Once word got out about this, the result was a social media explosion led by massive Twitter trending. Martha’s blog page count went through the roof, as did her fund-raising total as supporters showed their solidarity to her situation by donating in their droves. The world woke up to a little girl’s plight, naming and shaming the Council until they backed down on the BBC television and radio news and reversed their decision, humiliated by the power of social media demonstrating towards an unjust decision made by faceless bureaucrats.
It was because Martha’s blog was already doing exceptionally well that resulted in this rumpus. If she only had an audience of her parents, schoolmates and her kitten, it wouldn’t have captured the interest of the local press, which is where it all first went wrong. Her school not only loved what she was doing, so did her dinner ladies, who asked her opinion regarding their menus. Celebrity chefs and international fans aside, I’m sure Martha would have been quite happy to continue blogging about her lunches (particularly about how to eat wearing a plaster cast on her wrist), sharing her new friends’ dinners within her posts, keeping her followers updated with her daily life and urging a boost in her fund-raising activities.

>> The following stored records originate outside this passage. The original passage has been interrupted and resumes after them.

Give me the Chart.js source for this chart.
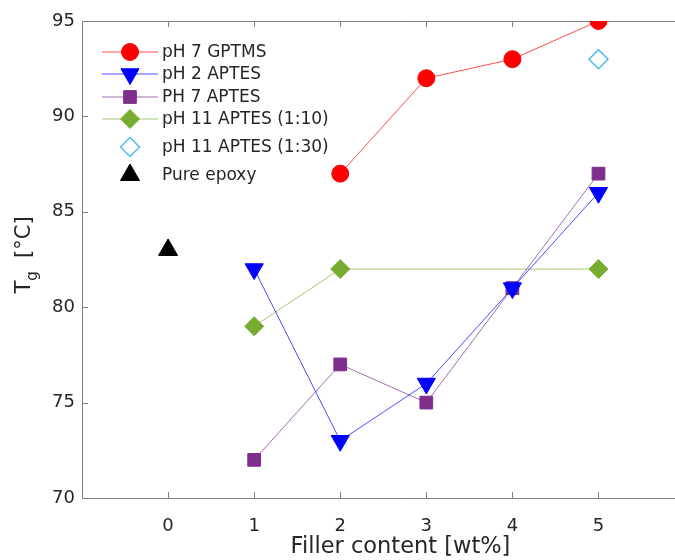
<!DOCTYPE html>
<html>
<head>
<meta charset="utf-8">
<script src="https://cdn.jsdelivr.net/npm/chart.js@4"></script>
<style>
  html, body { margin: 0; padding: 0; background: #fff; overflow: hidden; }
  #wrap { width: 731px; height: 560px; }
</style>
</head>
<body>
<div id="wrap"><canvas id="tgChart" width="731" height="560"></canvas></div>
<script>
// Valores (Tg em °C por teor de carga)
const fillerContent = [0, 1, 2, 3, 4, 5];
const gptmsPh7 = [null, null, 87, 92, 93, 95];
const aptesPh2 = [null, 82, 73, 76, 81, 86];
const aptesPh7 = [null, 72, 77, 75, 81, 87];
const aptesPh11_10 = [null, 79, 82, null, null, 82];
const aptesPh11_30 = [null, null, null, null, null, 93];
const pureEpoxy = [83, null, null, null, null, null];
const yTicks = [70, 75, 80, 85, 90, 95];

const textColor = '#262626';
const axisColor = '#808080';
const font = 'DejaVu Sans';

function toPoints(values) {
    return fillerContent.map((x, i) => ({ x: x, y: values[i] }));
}

function series(label, values, color, style, opts) {
    return Object.assign({
        label: label,
        data: toPoints(values),
        borderColor: color,
        backgroundColor: color,
        pointBackgroundColor: color,
        pointBorderColor: color,
        borderWidth: 1,
        pointBorderWidth: 1,
        pointStyle: style,
        pointRadius: 9,
        pointHoverRadius: 9,
        spanGaps: true,
        showLine: true
    }, opts || {});
}

const datasets = [
    series('pH 7 GPTMS', gptmsPh7, '#FF0000', 'circle', { borderColor: 'rgba(255,0,0,0.7)', pointRadius: 8.5 }),
    series('pH 2 APTES', aptesPh2, '#0000FF', 'triangle', { borderColor: 'rgba(0,0,255,0.7)', pointRotation: 180, pointRadius: 10.5 }),
    series('PH 7 APTES', aptesPh7, '#7E2F8E', 'rect', { borderColor: 'rgba(126,47,142,0.7)', pointRadius: 9 }),
    series('pH 11 APTES (1:10)', aptesPh11_10, '#77AC30', 'rectRot', { borderColor: 'rgba(119,172,48,0.65)', pointRadius: 9.5 }),
    series('pH 11 APTES (1:30)', aptesPh11_30, '#4DBEEE', 'rectRot', { pointBackgroundColor: '#ffffff', backgroundColor: '#ffffff', pointBorderWidth: 1.5, showLine: false, pointRadius: 9.5 }),
    series('Pure epoxy', pureEpoxy, '#000000', 'triangle', { showLine: false, pointRadius: 11 })
];

// Legenda desenhada à mão (linha + marcador, estilo MATLAB)
const legendRows = [52, 74, 97, 119, 147, 175];
const legendPlugin = {
    id: 'matlabLegend',
    afterDatasetsDraw(chart) {
        const ctx = chart.ctx;
        ctx.save();
        chart.data.datasets.forEach((ds, i) => {
            const y = legendRows[i];
            if (ds.showLine) {
                ctx.strokeStyle = ds.borderColor;
                ctx.lineWidth = 1;
                ctx.beginPath();
                ctx.moveTo(102, y);
                ctx.lineTo(158, y);
                ctx.stroke();
            }
            ctx.fillStyle = ds.pointBackgroundColor;
            ctx.strokeStyle = ds.pointBorderColor;
            ctx.lineWidth = ds.pointBorderWidth;
            Chart.helpers.drawPoint(ctx, {
                pointStyle: ds.pointStyle,
                rotation: ds.pointRotation || 0,
                radius: ds.pointRadius,
                borderWidth: ds.pointBorderWidth
            }, 130, y);
            ctx.fillStyle = textColor;
            ctx.font = '17px "' + font + '"';
            ctx.textBaseline = 'middle';
            ctx.textAlign = 'left';
            ctx.fillText(ds.label, 162, y + 1);
        });
        ctx.restore();
    }
};

// Moldura com marcas internas e título do eixo Y com subscrito
const framePlugin = {
    id: 'frame',
    beforeDatasetsDraw(chart) {
        const { ctx, chartArea: a, scales: { x, y } } = chart;
        ctx.save();
        ctx.strokeStyle = axisColor;
        ctx.lineWidth = 1;
        ctx.beginPath();
        ctx.moveTo(a.left + 0.5, a.top + 0.5);
        ctx.lineTo(a.right, a.top + 0.5);
        ctx.moveTo(a.left + 0.5, a.top);
        ctx.lineTo(a.left + 0.5, a.bottom + 0.5);
        ctx.lineTo(a.right, a.bottom + 0.5);
        fillerContent.forEach(v => {
            const px = Math.round(x.getPixelForValue(v)) + 0.5;
            ctx.moveTo(px, a.bottom);
            ctx.lineTo(px, a.bottom - 6);
            ctx.moveTo(px, a.top);
            ctx.lineTo(px, a.top + 6);
        });
        yTicks.forEach(v => {
            const py = Math.round(y.getPixelForValue(v)) + 0.5;
            ctx.moveTo(a.left, py);
            ctx.lineTo(a.left + 6, py);
        });
        ctx.stroke();
        ctx.restore();
    },
    afterDraw(chart) {
        const { ctx } = chart;
        ctx.save();
        ctx.translate(25, 255);
        ctx.rotate(-Math.PI / 2);
        ctx.fillStyle = textColor;
        ctx.textBaseline = 'middle';
        ctx.textAlign = 'left';
        const big = '21px "' + font + '"';
        const small = '15px "' + font + '"';
        ctx.font = big;
        const wT = ctx.measureText('T').width;
        const wRest = ctx.measureText('  [°C]').width;
        ctx.font = small;
        const wg = ctx.measureText('g').width;
        let cx = -(wT + wg + wRest) / 2;
        ctx.font = big;
        ctx.fillText('T', cx, 0);
        cx += wT;
        ctx.font = small;
        ctx.fillText('g', cx, 8);
        cx += wg;
        ctx.font = big;
        ctx.fillText('  [°C]', cx, 0);
        ctx.restore();
    }
};

new Chart(document.getElementById('tgChart').getContext('2d'), {
    type: 'scatter',
    data: { datasets: datasets },
    options: {
        responsive: false,
        animation: false,
        events: [],
        layout: { padding: { left: 0, top: 21, right: 0, bottom: 0 } },
        plugins: { legend: { display: false }, tooltip: { enabled: false } },
        scales: {
            x: {
                type: 'linear',
                min: -1,
                max: 6.4,
                border: { display: false },
                grid: { display: false, drawTicks: false },
                afterBuildTicks: scale => { scale.ticks = fillerContent.map(v => ({ value: v })); },
                ticks: {
                    color: textColor,
                    font: { family: font, size: 18 },
                    padding: 18,
                    callback: v => String(v)
                },
                title: {
                    display: true,
                    text: 'Filler content [wt%]',
                    color: textColor,
                    font: { family: font, size: 22.5 },
                    padding: { top: 0, bottom: -1 }
                },
                afterFit: scale => { scale.height = 62; }
            },
            y: {
                type: 'linear',
                min: 70,
                max: 95,
                border: { display: false },
                grid: { display: false, drawTicks: false },
                afterBuildTicks: scale => { scale.ticks = yTicks.map(v => ({ value: v })); },
                ticks: {
                    color: textColor,
                    font: { family: font, size: 18 },
                    padding: 7,
                    callback: v => String(v)
                },
                afterFit: scale => { scale.width = 82; }
            }
        }
    },
    plugins: [framePlugin, legendPlugin]
});
</script>
</body>
</html>
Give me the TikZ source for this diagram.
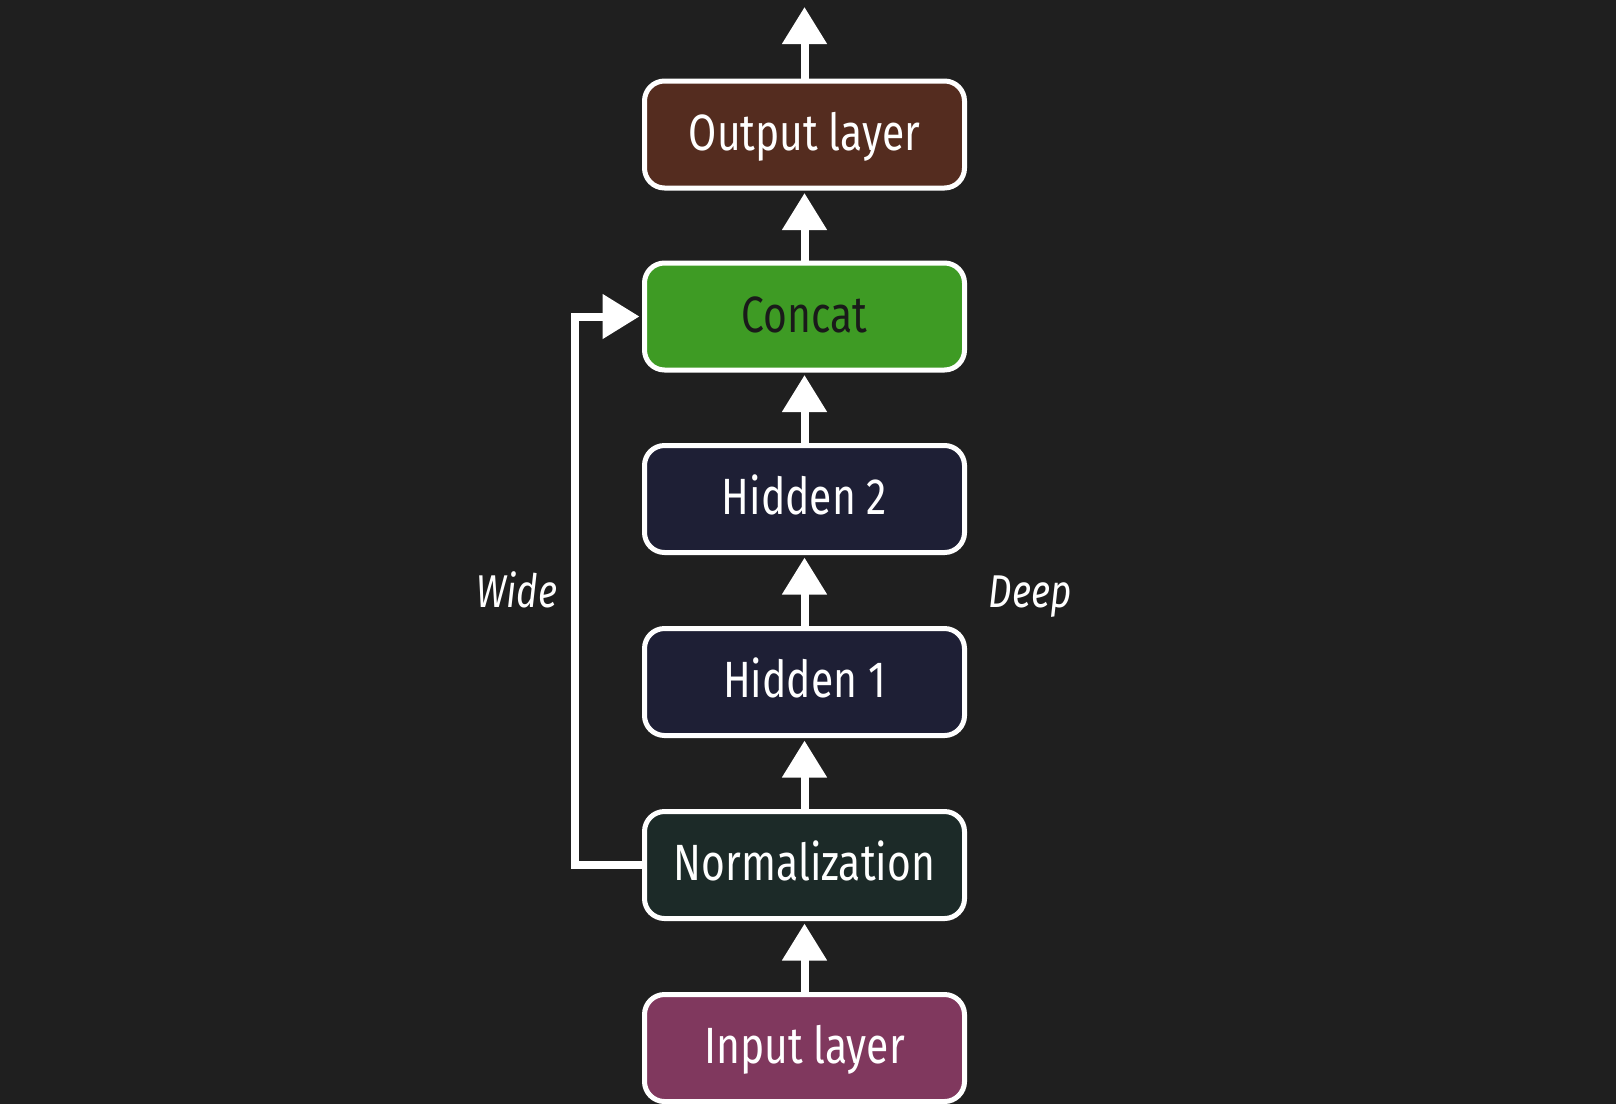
\documentclass[tikz,border=0pt]{standalone}
\usepackage{fontspec}
\setmainfont[FakeStretch=0.8]{Fira Sans}
\usetikzlibrary{arrows.meta}
\definecolor{bgc}{HTML}{1F1F1F}
\definecolor{outc}{HTML}{542C1F}
\definecolor{concc}{HTML}{3E9B24}
\definecolor{hidc}{HTML}{1E1F35}
\definecolor{normc}{HTML}{1C2A28}
\definecolor{inc}{HTML}{80385E}
\definecolor{darktext}{HTML}{1A1A1A}
\begin{document}
\begin{tikzpicture}[x=0.5pt,y=-0.5pt,
  box/.style={draw=white, line width=2.5pt, rounded corners=10pt,
    minimum width=160pt, minimum height=53.5pt, inner sep=0pt,
    text=white, font=\fontsize{25.5}{30}\selectfont,
    text height=15.5pt, text depth=0pt},
  arr/.style={draw=white, line width=4pt, shorten >=1.25pt,
    -{Triangle[width=21.5pt,length=18.5pt]}},
  lbl/.style={text=white, font=\fontsize{23}{28}\selectfont\itshape, anchor=base, inner sep=0pt}]
\fill[bgc] (0,0) rectangle (1616,1104);
\node[box, fill=outc] (out) at (804.5,134.5) {Output layer};
\node[box, fill=concc, text=darktext] (concat) at (804.5,316.5) {Concat};
\node[box, fill=hidc] (h2) at (804.5,499) {Hidden 2};
\node[box, fill=hidc] (h1) at (804.5,682) {Hidden 1};
\node[box, fill=normc] (norm) at (804.5,865) {Normalization};
\node[box, fill=inc] (in) at (804.5,1048) {Input layer};
\coordinate (top) at (804.5,7);
\draw[arr] (in.north) -- (norm.south);
\draw[arr] (norm.north) -- (h1.south);
\draw[arr] (h1.north) -- (h2.south);
\draw[arr] (h2.north) -- (concat.south);
\draw[arr] (concat.north) -- (out.south);
\draw[arr, shorten >=0pt] (out.north) -- (top);
\draw[arr] (norm.west) -- ++(-67,0) |- (concat.west);
\node[lbl] (wide) at (517,607) {Wide};
\node[lbl] (deep) at (1030,607) {Deep};
\end{tikzpicture}
\end{document}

As it happens Martha is well on the way towards becoming a celebrity herself. Jamie Oliver continues to declare his support for her:
— Jamie Oliver (@jamieoliver) June 15, 2012
and at the time of writing her blog page count and fund-raising tally continue to climb. Let’s hope this winning combination of food blogging, young authorship and social networking support will captivate the world in the months to come, and Martha will expand on her experiences to help her to excel in her chosen profession of journalist.